Problem statement:
Starting with the first line below, extract each line through the one that contains "const axisDomain = [0.48, 1.02];", inclusive, excluding pictures.

Data provided:
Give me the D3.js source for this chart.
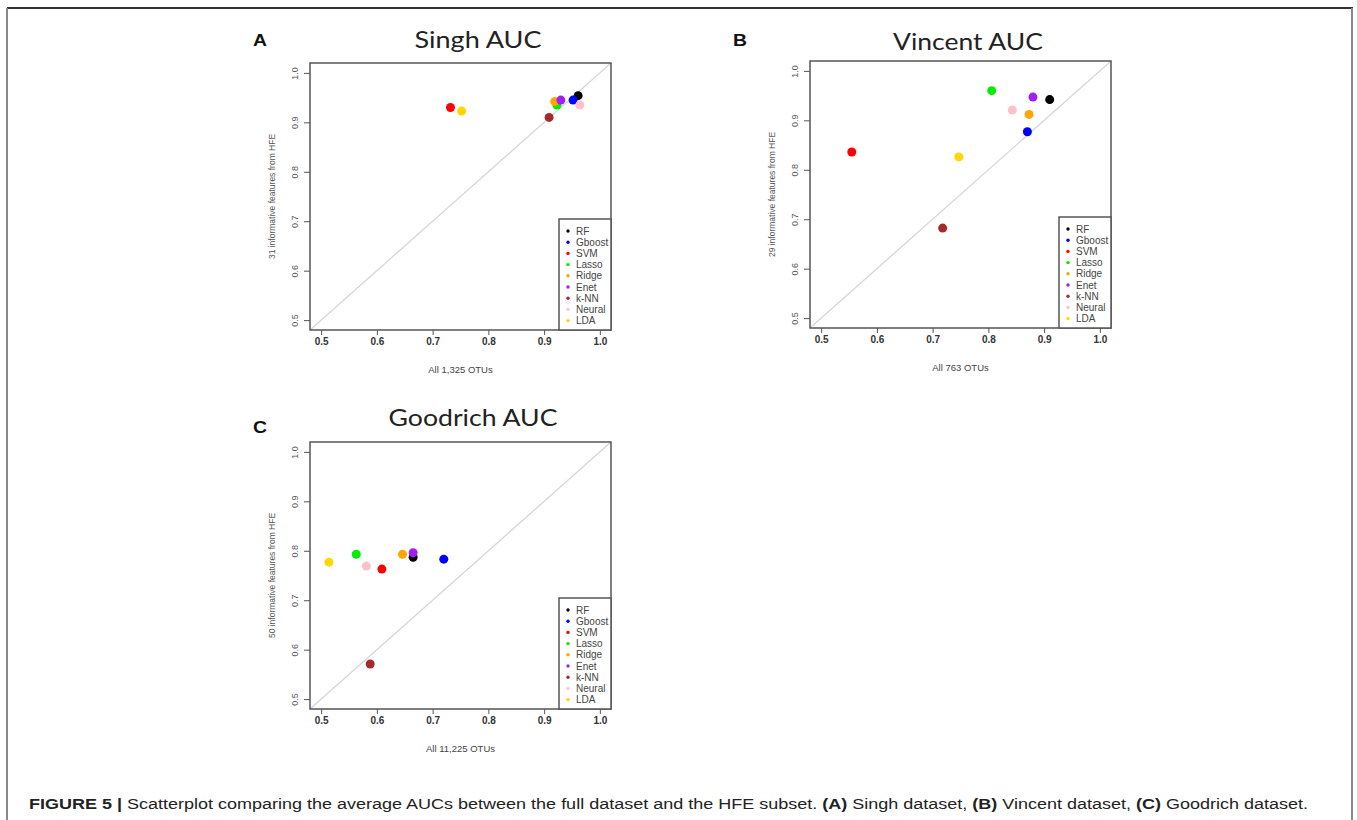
<!DOCTYPE html>
<html>
<head>
<meta charset="utf-8">
<script src="https://cdn.jsdelivr.net/npm/d3@7"></script>
<style>
  body { margin: 0; background: #fff; }
  svg { display: block; }
  text { font-family: 'Liberation Sans', Arial, sans-serif; }
</style>
</head>
<body>
<div id="wrapper"></div>
<script>
// methods shown in every panel, legend order = drawing order
const methods = ['RF', 'Gboost', 'SVM', 'Lasso', 'Ridge', 'Enet', 'k-NN', 'Neural', 'LDA'];
const methodColors = ['#000000', '#0000ff', '#ff0000', '#00ee00', '#ffa500', '#a020f0', '#a52a2a', '#ffc0cb', '#ffd700'];

// average AUC, all OTUs (x) vs HFE subset (y)
const singhAll = [0.961, 0.952, 0.732, 0.923, 0.919, 0.930, 0.909, 0.964, 0.752];
const singhHfe = [0.954, 0.945, 0.930, 0.935, 0.942, 0.945, 0.910, 0.935, 0.923];
const vincentAll = [0.910, 0.870, 0.555, 0.806, 0.873, 0.880, 0.718, 0.843, 0.747];
const vincentHfe = [0.942, 0.877, 0.836, 0.960, 0.912, 0.947, 0.682, 0.921, 0.826];
const goodrichAll = [0.665, 0.720, 0.609, 0.563, 0.646, 0.665, 0.588, 0.581, 0.514];
const goodrichHfe = [0.787, 0.783, 0.763, 0.793, 0.793, 0.796, 0.571, 0.769, 0.777];

const axisTicks = [0.5, 0.6, 0.7, 0.8, 0.9, 1.0];
const axisDomain = [0.48, 1.02];

const panels = [
  { letter: 'A', title: 'Singh AUC', xLabel: 'All 1,325 OTUs', yLabel: '31 informative features from HFE',
    xs: singhAll, ys: singhHfe,
    box: { left: 310, right: 611, top: 63, bottom: 330 },
    titlePos: { x: 478, y: 48, w: 127 }, letterPos: { x: 253, y: 46 }, legendTop: 219 },
  { letter: 'B', title: 'Vincent AUC', xLabel: 'All 763 OTUs', yLabel: '29 informative features from HFE',
    xs: vincentAll, ys: vincentHfe,
    box: { left: 810, right: 1111, top: 61, bottom: 328 },
    titlePos: { x: 968, y: 50, w: 150 }, letterPos: { x: 733, y: 46 }, legendTop: 217 },
  { letter: 'C', title: 'Goodrich AUC', xLabel: 'All 11,225 OTUs', yLabel: '50 informative features from HFE',
    xs: goodrichAll, ys: goodrichHfe,
    box: { left: 310, right: 611, top: 442, bottom: 709 },
    titlePos: { x: 473, y: 426, w: 169 }, letterPos: { x: 253, y: 433 }, legendTop: 598 },
];

const width = 1357;
const height = 820;

const svg = d3.select('#wrapper')
  .append('svg')
  .attr('width', width)
  .attr('height', height);

// figure frame
svg.append('line').attr('x1', 7).attr('x2', 1353).attr('y1', 8).attr('y2', 8)
  .attr('stroke', '#333').attr('stroke-width', 2);
svg.append('line').attr('x1', 7).attr('x2', 7).attr('y1', 8).attr('y2', height)
  .attr('stroke', '#888').attr('stroke-width', 2);
svg.append('line').attr('x1', 1352).attr('x2', 1352).attr('y1', 8).attr('y2', height)
  .attr('stroke', '#888').attr('stroke-width', 2);

const drawPanel = (p) => {
  const { left, right, top, bottom } = p.box;
  const xScale = d3.scaleLinear().domain(axisDomain).range([left, right]);
  const yScale = d3.scaleLinear().domain(axisDomain).range([bottom, top]);

  const g = svg.append('g');

  // panel letter and title
  g.append('text')
    .attr('x', p.letterPos.x)
    .attr('y', p.letterPos.y)
    .attr('textLength', 14)
    .attr('lengthAdjust', 'spacingAndGlyphs')
    .style('font-size', '17px')
    .style('font-weight', 'bold')
    .style('fill', '#111')
    .text(p.letter);

  g.append('text')
    .attr('x', p.titlePos.x - p.titlePos.w / 2)
    .attr('y', p.titlePos.y)
    .attr('textLength', p.titlePos.w)
    .attr('lengthAdjust', 'spacingAndGlyphs')
    .style('font-family', 'Lato, "Open Sans", sans-serif')
    .style('font-size', '24px')
    .style('fill', '#222')
    .text(p.title);

  // identity line
  g.append('line')
    .attr('x1', xScale(axisDomain[0])).attr('y1', yScale(axisDomain[0]))
    .attr('x2', xScale(axisDomain[1])).attr('y2', yScale(axisDomain[1]))
    .attr('stroke', '#d6d6d6')
    .attr('stroke-width', 1.3);

  // axes
  const xAxis = d3.axisBottom(xScale).tickValues(axisTicks).tickFormat(d3.format('.1f'))
    .tickSize(5).tickSizeOuter(0);
  const xg = g.append('g')
    .attr('transform', `translate(0,${bottom})`)
    .call(xAxis);
  xg.select('.domain').remove();
  xg.selectAll('line').attr('stroke', '#555').attr('stroke-width', 1);
  xg.selectAll('text')
    .attr('y', 15)
    .attr('dy', 0)
    .style('font-size', '10px')
    .style('font-weight', 'bold')
    .style('fill', '#333')
    .style('font-family', "'Liberation Sans', Arial, sans-serif");

  const yAxis = d3.axisLeft(yScale).tickValues(axisTicks).tickFormat(d3.format('.1f'))
    .tickSize(6).tickSizeOuter(0);
  const yg = g.append('g')
    .attr('transform', `translate(${left},0)`)
    .call(yAxis);
  yg.select('.domain').remove();
  yg.selectAll('line').attr('stroke', '#555').attr('stroke-width', 1);
  yg.selectAll('text')
    .attr('x', null)
    .attr('dy', null)
    .attr('text-anchor', 'middle')
    .attr('transform', 'translate(-12,0) rotate(-90)')
    .style('font-size', '9px')
    .style('fill', '#555')
    .style('font-family', "'Liberation Sans', Arial, sans-serif");

  // plot box
  g.append('rect')
    .attr('x', left).attr('y', top)
    .attr('width', right - left).attr('height', bottom - top)
    .attr('fill', 'none')
    .attr('stroke', '#555')
    .attr('stroke-width', 1.5);

  // axis labels
  g.append('text')
    .attr('x', (left + right) / 2)
    .attr('y', bottom + 43)
    .attr('text-anchor', 'middle')
    .style('font-size', '9.5px')
    .style('fill', '#444')
    .text(p.xLabel);

  g.append('text')
    .attr('transform', `translate(${left - 35},${(top + bottom) / 2}) rotate(-90)`)
    .attr('text-anchor', 'middle')
    .style('font-size', '8.5px')
    .style('fill', '#555')
    .text(p.yLabel);

  // points
  g.append('g')
    .selectAll('circle')
    .data(methods)
    .join('circle')
    .attr('cx', (d, i) => xScale(p.xs[i]))
    .attr('cy', (d, i) => yScale(p.ys[i]))
    .attr('r', 4.5)
    .attr('fill', (d, i) => methodColors[i]);

  // legend
  const lx = left + 249;
  const rowH = 11.2;
  const legend = g.append('g');
  legend.append('rect')
    .attr('x', lx).attr('y', p.legendTop)
    .attr('width', right - lx).attr('height', bottom - p.legendTop)
    .attr('fill', '#fff')
    .attr('stroke', '#555')
    .attr('stroke-width', 1.5);
  const rows = legend.selectAll('g.row')
    .data(methods)
    .join('g')
    .attr('class', 'row')
    .attr('transform', (d, i) => `translate(${lx + 9},${p.legendTop + 12 + i * rowH})`);
  rows.append('circle')
    .attr('r', 1.7)
    .attr('fill', (d, i) => methodColors[i]);
  rows.append('text')
    .attr('x', 8)
    .attr('y', 3.5)
    .style('font-size', '10px')
    .style('fill', '#444')
    .text((d) => d);
};

panels.forEach(drawPanel);

// caption
const caption = svg.append('text')
  .attr('x', 29)
  .attr('y', 809)
  .attr('textLength', 1279)
  .attr('lengthAdjust', 'spacingAndGlyphs')
  .style('font-size', '14px')
  .style('fill', '#222');
const captionParts = [
  ['FIGURE 5 | ', true],
  ['Scatterplot comparing the average AUCs between the full dataset and the HFE subset. ', false],
  ['(A)', true], [' Singh dataset, ', false],
  ['(B)', true], [' Vincent dataset, ', false],
  ['(C)', true], [' Goodrich dataset.', false],
];
captionParts.forEach(([t, bold]) => {
  caption.append('tspan')
    .style('font-weight', bold ? 'bold' : 'normal')
    .text(t);
});
</script>
</body>
</html>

Result:
Give me the D3.js source for this chart.
<!DOCTYPE html>
<html>
<head>
<meta charset="utf-8">
<script src="https://cdn.jsdelivr.net/npm/d3@7"></script>
<style>
  body { margin: 0; background: #fff; }
  svg { display: block; }
  text { font-family: 'Liberation Sans', Arial, sans-serif; }
</style>
</head>
<body>
<div id="wrapper"></div>
<script>
// methods shown in every panel, legend order = drawing order
const methods = ['RF', 'Gboost', 'SVM', 'Lasso', 'Ridge', 'Enet', 'k-NN', 'Neural', 'LDA'];
const methodColors = ['#000000', '#0000ff', '#ff0000', '#00ee00', '#ffa500', '#a020f0', '#a52a2a', '#ffc0cb', '#ffd700'];

// average AUC, all OTUs (x) vs HFE subset (y)
const singhAll = [0.961, 0.952, 0.732, 0.923, 0.919, 0.930, 0.909, 0.964, 0.752];
const singhHfe = [0.954, 0.945, 0.930, 0.935, 0.942, 0.945, 0.910, 0.935, 0.923];
const vincentAll = [0.910, 0.870, 0.555, 0.806, 0.873, 0.880, 0.718, 0.843, 0.747];
const vincentHfe = [0.942, 0.877, 0.836, 0.960, 0.912, 0.947, 0.682, 0.921, 0.826];
const goodrichAll = [0.665, 0.720, 0.609, 0.563, 0.646, 0.665, 0.588, 0.581, 0.514];
const goodrichHfe = [0.787, 0.783, 0.763, 0.793, 0.793, 0.796, 0.571, 0.769, 0.777];

const axisTicks = [0.5, 0.6, 0.7, 0.8, 0.9, 1.0];
const axisDomain = [0.48, 1.02];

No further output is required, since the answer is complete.